This dissertation produces a reading of one U.S. high school’s approach to create an educational environment for its students that is inclusive and free of domination. This qualitative study, supported by queer theory and intersectionality, explores the pedagogical practices and school policies that the school uses to inform its model of inclusion. The study expands on the projects of queer theory and intersectionality by focusing on homonormativity, an appendage of heteronormativity, and the complication of identity categories and their usefulness in an educational setting.
Specifically, I sought to investigate how the school’s model of inclusion promotes an inclusive, safe space for its students. How the school’s strategies of policing, resistance, and queering occur within this model of inclusion. And, how this model of inclusion acquiesce to and contests existing systems of oppression. The research occurred in a small charter school located in an urban, Midwestern city.

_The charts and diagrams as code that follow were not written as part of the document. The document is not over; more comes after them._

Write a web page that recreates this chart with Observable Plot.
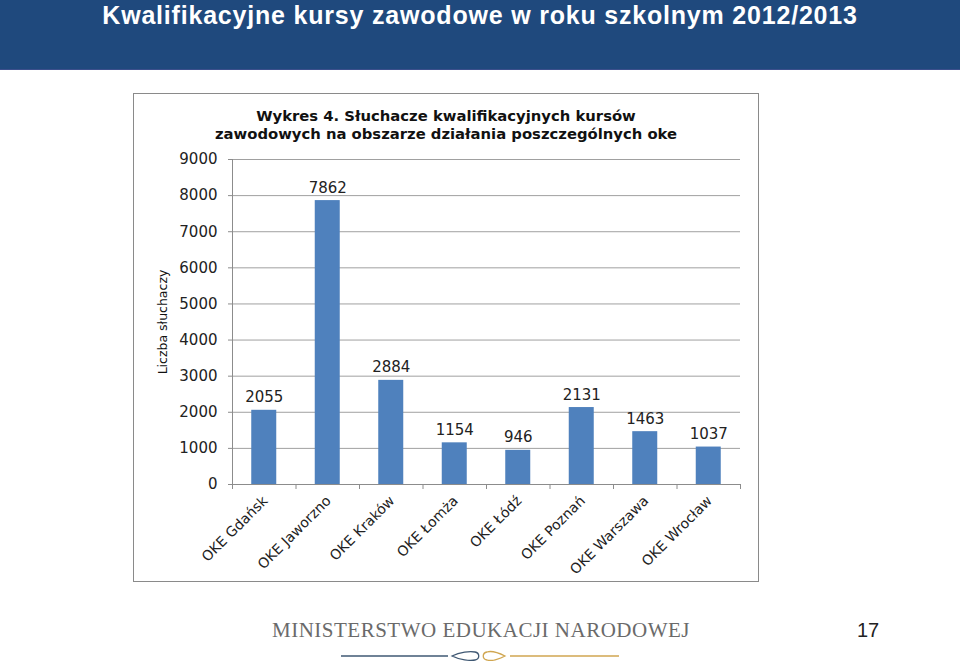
<!DOCTYPE html>
<html><head><meta charset="utf-8">
<script src="https://cdn.jsdelivr.net/npm/d3@7"></script>
<script src="https://cdn.jsdelivr.net/npm/@observablehq/plot@0.6"></script>
<style>
html,body{margin:0;padding:0;background:#fff;width:960px;height:661px;overflow:hidden;position:relative;}
#hdr{position:absolute;left:0;top:0;width:960px;height:69px;background:#1F497D;border-bottom:1px solid #3b4f8c;}
#hdr h1{margin:0;position:absolute;left:0;width:960px;top:1px;line-height:28px;text-align:center;font:bold 25px "Liberation Sans",Arial,sans-serif;color:#fff;letter-spacing:0.8px;white-space:nowrap;}
#box{position:absolute;left:133px;top:93px;width:624px;height:487px;border:1px solid #8a8a8a;}
#ctitle{position:absolute;left:0;top:13px;width:624px;text-align:center;font:bold 14.8px "DejaVu Sans",sans-serif;line-height:17.5px;color:#111;}
#chart{position:absolute;left:0;top:0;}
#ministry{position:absolute;left:272px;top:618px;font:21px "Liberation Serif",serif;color:#6a6a6a;letter-spacing:0.5px;white-space:nowrap;}
#page{position:absolute;left:857px;top:619px;font:20px "Liberation Sans",Arial,sans-serif;color:#222;}
#deco{position:absolute;left:0;top:645px;}
</style></head>
<body>
<div id="hdr"><h1>Kwalifikacyjne kursy zawodowe w roku szkolnym 2012/2013</h1></div>
<div id="box">
  <div id="chart"></div>
  <div id="ctitle">Wykres 4. Słuchacze kwalifikacyjnych kursów<br>zawodowych na obszarze działania poszczególnych oke</div>
</div>
<div id="ministry">MINISTERSTWO EDUKACJI NARODOWEJ</div>
<svg id="deco" width="960" height="20">
  <line x1="341" y1="11" x2="448" y2="11" stroke="#3f5873" stroke-width="1.3"/>
  <path d="M452,11 C460,7 470,6 475,7 C480,8 480,14 475,15 C470,16 460,15 452,11 Z" fill="none" stroke="#3f5873" stroke-width="1.3"/>
  <path d="M505,11 C497,7 490,6 487,7 C482,8 482,14 487,15 C490,16 497,15 505,11 Z" fill="none" stroke="#d0a650" stroke-width="1.3"/>
  <line x1="510" y1="11" x2="619" y2="11" stroke="#d0a650" stroke-width="1.3"/>
</svg>
<div id="page">17</div>
<script>
const categories = ["OKE Gdańsk","OKE Jaworzno","OKE Kraków","OKE Łomża","OKE Łódź","OKE Poznań","OKE Warszawa","OKE Wrocław"];
const values = [2055, 7862, 2884, 1154, 946, 2131, 1463, 1037];
const yTicks = [0, 1000, 2000, 3000, 4000, 5000, 6000, 7000, 8000, 9000];
const yLabel = "Liczba słuchaczy";

const data = categories.map((c, i) => ({i, c, v: values[i]}));
const bounds = d3.range(categories.length + 1);
const axisGray = "#8c8c8c";

const chart = Plot.plot({
  width: 624, height: 487,
  marginLeft: 98, marginRight: 18, marginTop: 65, marginBottom: 97,
  x: {domain: [0, categories.length], axis: null},
  y: {domain: [0, 9000], axis: null},
  style: {fontFamily: "'DejaVu Sans', sans-serif", fontSize: "15px", color: "#222", background: "transparent"},
  marks: [
    Plot.gridY(yTicks, {stroke: "#a0a0a0", strokeOpacity: 1}),
    Plot.rectY(data, {x1: d => d.i, x2: d => d.i + 1, y: "v", insetLeft: 19.25, insetRight: 19.25, fill: "#4F81BD"}),
    Plot.axisY(yTicks, {tickSize: 4, tickPadding: 11, stroke: axisGray, fill: "#222", tickFormat: d => String(d), label: null}),
    Plot.axisY({label: yLabel, labelAnchor: "center", labelArrow: "none", labelOffset: 74, ticks: [], fontSize: 12.5, fill: "#111"}),
    Plot.ruleX([0], {stroke: axisGray}),
    Plot.axisX(bounds, {tickSize: 5, stroke: axisGray, tickFormat: () => "", label: null}),
    Plot.ruleY([0], {stroke: axisGray}),
    Plot.text(data, {x: d => d.i + 0.5, y: "v", text: d => String(d.v), lineAnchor: "bottom", dy: -8, fill: "#222"}),
    Plot.text(data, {x: d => d.i + 0.5, frameAnchor: "bottom", text: "c", rotate: -45, textAnchor: "end", lineAnchor: "middle", dx: 1, dy: 14, fontSize: 14, fill: "#222"})
  ]
});
document.getElementById("chart").appendChild(chart);
</script>
</body></html>
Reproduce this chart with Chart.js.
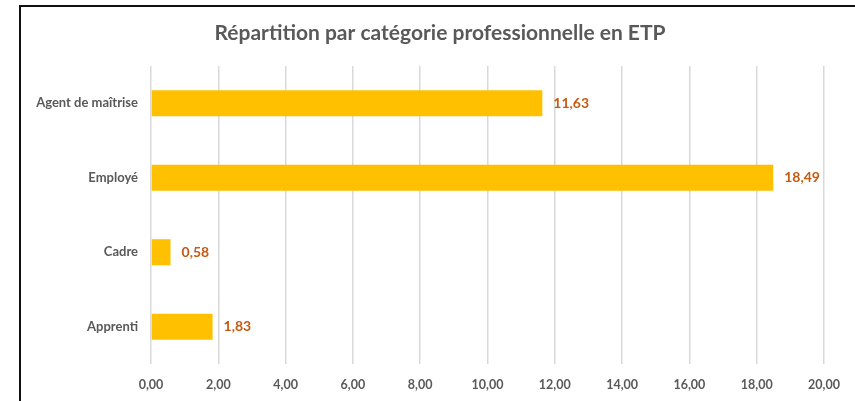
<!DOCTYPE html>
<html>
<head>
<meta charset="utf-8">
<script src="https://cdn.jsdelivr.net/npm/chart.js@4"></script>
<style>
  html, body { margin: 0; padding: 0; background: #fff; overflow: hidden; }
  #wrap { position: relative; width: 855px; height: 401px; }
  #frame { position: absolute; left: 19px; top: 5px; width: 900px; height: 500px;
           border-left: 2px solid #111; border-top: 2px solid #111; pointer-events: none; }
  canvas { position: absolute; left: 0; top: 0; }
</style>
</head>
<body>
<div id="wrap">
  <canvas id="chart" width="855" height="401"></canvas>
  <div id="frame"></div>
</div>
<script>
const categories = ["Agent de maîtrise", "Employé", "Cadre", "Apprenti"];
const etpValues = [11.63, 18.49, 0.58, 1.83];
const axisMin = 0;
const axisMax = 20;
const axisStep = 2;
const chartTitle = 'Répartition par catégorie professionnelle en ETP';

const frNum = v => Number(v).toFixed(2).replace('.', ',');

// labels at bar ends + title centred over the whole frame
const valueLabels = {
  id: 'valueLabels',
  afterDatasetsDraw(chart) {
    const ctx = chart.ctx;
    const meta = chart.getDatasetMeta(0);
    ctx.save();
    ctx.font = 'bold 14px Lato';
    ctx.fillStyle = '#C55A11';
    ctx.textAlign = 'left';
    ctx.textBaseline = 'middle';
    meta.data.forEach((bar, i) => {
      ctx.fillText(frNum(etpValues[i]), bar.x + 11, bar.y);
    });
    ctx.font = 'bold 21px Lato';
    ctx.fillStyle = '#595959';
    ctx.textAlign = 'center';
    ctx.fillText(chartTitle, 440, 33);
    ctx.restore();
  }
};

Chart.defaults.font.family = 'Lato';

new Chart(document.getElementById('chart'), {
  type: 'bar',
  data: {
    labels: categories,
    datasets: [{
      data: etpValues,
      backgroundColor: '#FFC000',
      borderWidth: 0,
      barPercentage: 0.7,
      categoryPercentage: 0.5
    }]
  },
  options: {
    indexAxis: 'y',
    responsive: false,
    animation: false,
    layout: { padding: { left: 22, right: 31, top: 66, bottom: 0 } },
    plugins: {
      legend: { display: false },
      tooltip: { enabled: false },
      title: { display: false }
    },
    scales: {
      x: {
        min: axisMin,
        max: axisMax,
        ticks: {
          stepSize: axisStep,
          color: '#595959',
          font: { size: 12.5, weight: 'bold' },
          padding: 13,
          callback: v => frNum(v)
        },
        grid: { color: '#D9D9D9', lineWidth: 1.5, drawTicks: false },
        border: { display: false },
        afterFit: s => { s.height = 37; }
      },
      y: {
        ticks: {
          color: '#595959',
          font: { size: 13, weight: 'bold' },
          padding: 13
        },
        grid: { display: false, drawTicks: false },
        border: { display: false },
        afterFit: s => { s.width = 129; }
      }
    }
  },
  plugins: [valueLabels]
});
</script>
</body>
</html>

My research suggests that the high school adopted policies and practices that build on the students’ identities and challenges the normative and material gaze of the larger society. The school achieves this by utilizing such strategies as policing, resistance, and queering in non-traditional ways. These strategies appear in such practices and policies as an enumerated no victimization policy, curricula inclusion, the promotion of self-expression, an “ethic of caring”, a narrative of social justice, and a critical worldview among others. While I have chosen to foreground LGBTQ (lesbian, gay, bisexual, transgender, & queer) identities in this study, the school’s model of inclusion articulated in this study is translatable to groups not highlighted in this study.